The Euro Area has experienced economic growth for eight consecutive quarters and the pace of expansion this year is likely to average around 1.6% from 0.9% last year. Most forecasters, including the ECB, expect that pace of growth, of around 0.4% a quarter, to continue into next year and alongside rising oil prices is projected to lead to a pick up in inflation , to 1.1% in 2016 and 1.7% the following year, and as such nearer the target level. Recent developments in the exchange rate and the oil price may prompt a forecast revision, however, and the ECB has just flagged that it may take further policy action in December, contingent upon an updated inflation forecast.
Headline inflation. which had been negative early in 2015, turned positive in the Spring but has weakened again of late, with September recording another negative number (-0.1%).
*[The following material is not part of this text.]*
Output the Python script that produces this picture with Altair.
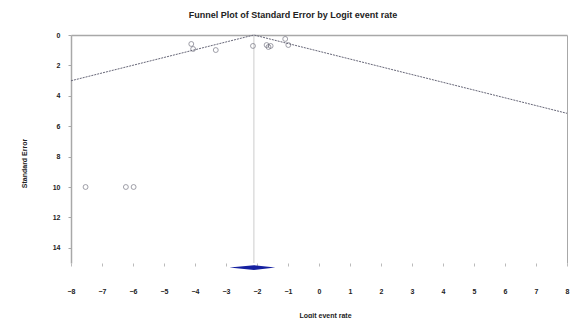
import altair as alt
import pandas as pd

# Study points (logit event rate, standard error)
study_x = [-4.12, -4.06, -3.33, -2.13, -1.69, -1.63, -1.56, -1.09, -0.99, -7.53, -6.23, -5.98]
study_se = [0.59, 0.92, 0.99, 0.72, 0.66, 0.79, 0.72, 0.26, 0.66, 10.0, 10.0, 10.0]

# Summary estimate and CI
summary_est = -2.1
summary_lo = -2.89
summary_hi = -1.41
diamond_se = 15.3
diamond_half = 0.16

x_ticks = list(range(-8, 9))
y_ticks = [0, 2, 4, 6, 8, 10, 12, 14]

pts = pd.DataFrame({"x": study_x, "se": study_se})

# funnel lines: x = est +/- 1.96*se, clipped to the x range
left_end_se = (summary_est - (-8)) / 1.96
right_end_se = (8 - summary_est) / 1.96
funnel = pd.DataFrame({
    "x": [-8, summary_est, 8],
    "se": [left_end_se, 0, right_end_se],
})
vline = pd.DataFrame({"x": [summary_est], "y0": [0], "y1": [15]})
diamond = pd.DataFrame({
    "x": [summary_lo, summary_est, summary_hi],
    "y": [diamond_se, diamond_se - diamond_half, diamond_se],
    "y2": [diamond_se, diamond_se + diamond_half, diamond_se],
})

FONT = "Liberation Sans"
xscale = alt.Scale(domain=[-8, 8], nice=False, zero=False)
yscale = alt.Scale(domain=[0, 15], reverse=True, nice=False, zero=False)

xaxis = alt.Axis(values=x_ticks, grid=False, domain=False, tickSize=3, tickColor="#bbbbbb",
                 labelPadding=21, labelFontSize=7, labelFontWeight="bold", labelColor="#222222",
                 labelFont=FONT, labelFlush=False, labelOverlap=False,
                 title="Logit event rate", titleFontSize=7, titleFont=FONT,
                 titleFontWeight="bold", titleColor="#222222", titlePadding=17, titleX=254)
yaxis = alt.Axis(values=y_ticks, grid=False, domainColor="#a8a8a8", domainWidth=1.5,
                 tickSize=3, tickColor="#a8a8a8", labelPadding=8, labelFontSize=7,
                 labelFontWeight="bold", labelColor="#222222", labelFont=FONT, labelFlush=False,
                 title="Standard Error", titleFontSize=7, titleFont=FONT,
                 titleFontWeight="bold", titleColor="#222222", titlePadding=25, titleY=128)

funnel_layer = alt.Chart(funnel).mark_line(color="#666677", strokeWidth=1, strokeDash=[2, 1]).encode(
    x=alt.X("x:Q", scale=xscale, axis=xaxis),
    y=alt.Y("se:Q", scale=yscale, axis=yaxis),
)

vline_layer = alt.Chart(vline).mark_rule(color="#cccccc", strokeWidth=1).encode(
    x=alt.X("x:Q", scale=xscale, axis=alt.Axis(orient="top", labels=False, ticks=False, grid=False,
                                               domainColor="#a8a8a8", domainWidth=1.5, title=None)),
    y=alt.Y("y0:Q", scale=yscale, axis=alt.Axis(orient="right", labels=False, ticks=False, grid=False,
                                                domainColor="#a8a8a8", domainWidth=1, title=None)),
    y2="y1:Q",
)

pts_layer = alt.Chart(pts).mark_point(shape="circle", filled=False, color="#555566",
                                      size=24, strokeWidth=0.8).encode(
    x=alt.X("x:Q", scale=xscale, axis=None),
    y=alt.Y("se:Q", scale=yscale, axis=None),
)

diamond_layer = alt.Chart(diamond).mark_area(color="#1520a0", clip=False).encode(
    x=alt.X("x:Q", scale=xscale, axis=None),
    y=alt.Y("y:Q", scale=yscale, axis=None),
    y2="y2:Q",
)

chart = alt.layer(vline_layer, funnel_layer, pts_layer, diamond_layer).resolve_axis(
    x="independent", y="independent"
).properties(
    width=496,
    height=228,
    title=alt.TitleParams("Funnel Plot of Standard Error by Logit event rate", fontSize=9,
                          font=FONT, fontWeight="bold", color="#222222", anchor="middle",
                          dx=-26, offset=11),
    autosize=alt.AutoSizeParams(type="none"),
    padding={"left": 63, "top": 27, "right": 4, "bottom": 55},
).configure_view(stroke=None)

chart.save("out.html", embed_options={"renderer": "svg", "actions": False})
Energy prices fell by 1.7% in the month and are down some 9% on an annual basis, which of itself reduces the overall inflation rate by 1 percentage point. Core inflation is also weak, however; prices rose by just 0.9% if one excludes food and energy while inflation in services, which accounts for over 40% of the index, is just 1.2%.
The current ECB forecast is predicated on a rise in oil prices to an average of $56 a barrel next year, but this now looks too high; the current forward price of Brent implies a figure around $52. Moreover, the ECB expects the euro to average $1.10 , and as such are clearly concerned about the currency’s recent performance, with a 7.5% appreciation against the dollar since the Spring, taking it above $1.13 from below $1.06, and a 6.5% rise in the trade weighted exchange rate. Consequently, the forecast price of oil in euro terms of €51 now looks wrong on two counts, and may be closer to €46 in the December forecast in the absence of a significant fall in the euro on the FX markets.
Engineering such a fall may be difficult in the absence of stronger US data and a tightening of monetary policy by the Fed but the ECB is likely to take some measures. President Draghi took a step in that direction at today’s press conference by opening the possibility of a cut in the rate the ECB pays for overnight deposits from the banking system. The Deposit rate was cut to -0.2% over a year ago and Draghi had indicated that it was at the effective lower bound but that may no longer be the case, judging by his latest remarks.
Apart from a Deposit rate cut the ECB has also indicated that it will use other instruments to ease policy further if deemed necessary. The simplest. and most likely, is an expansion of the current asset purchase scheme , which could take the form of a higher volume of monthly purchases , a broadening of the assets deemed eligible or a prolongation of the time frame of the programme.
It may well be that we are at the effective limits of monetary policy, and further QE may be both ineffective and political troublesome for the ECB, as it carries implications for income distribution. Some council members have talked about the need for non-policy measures and it may well be that the whole fiscal policy debate will be reopened but for now the ECB remains the only game in town.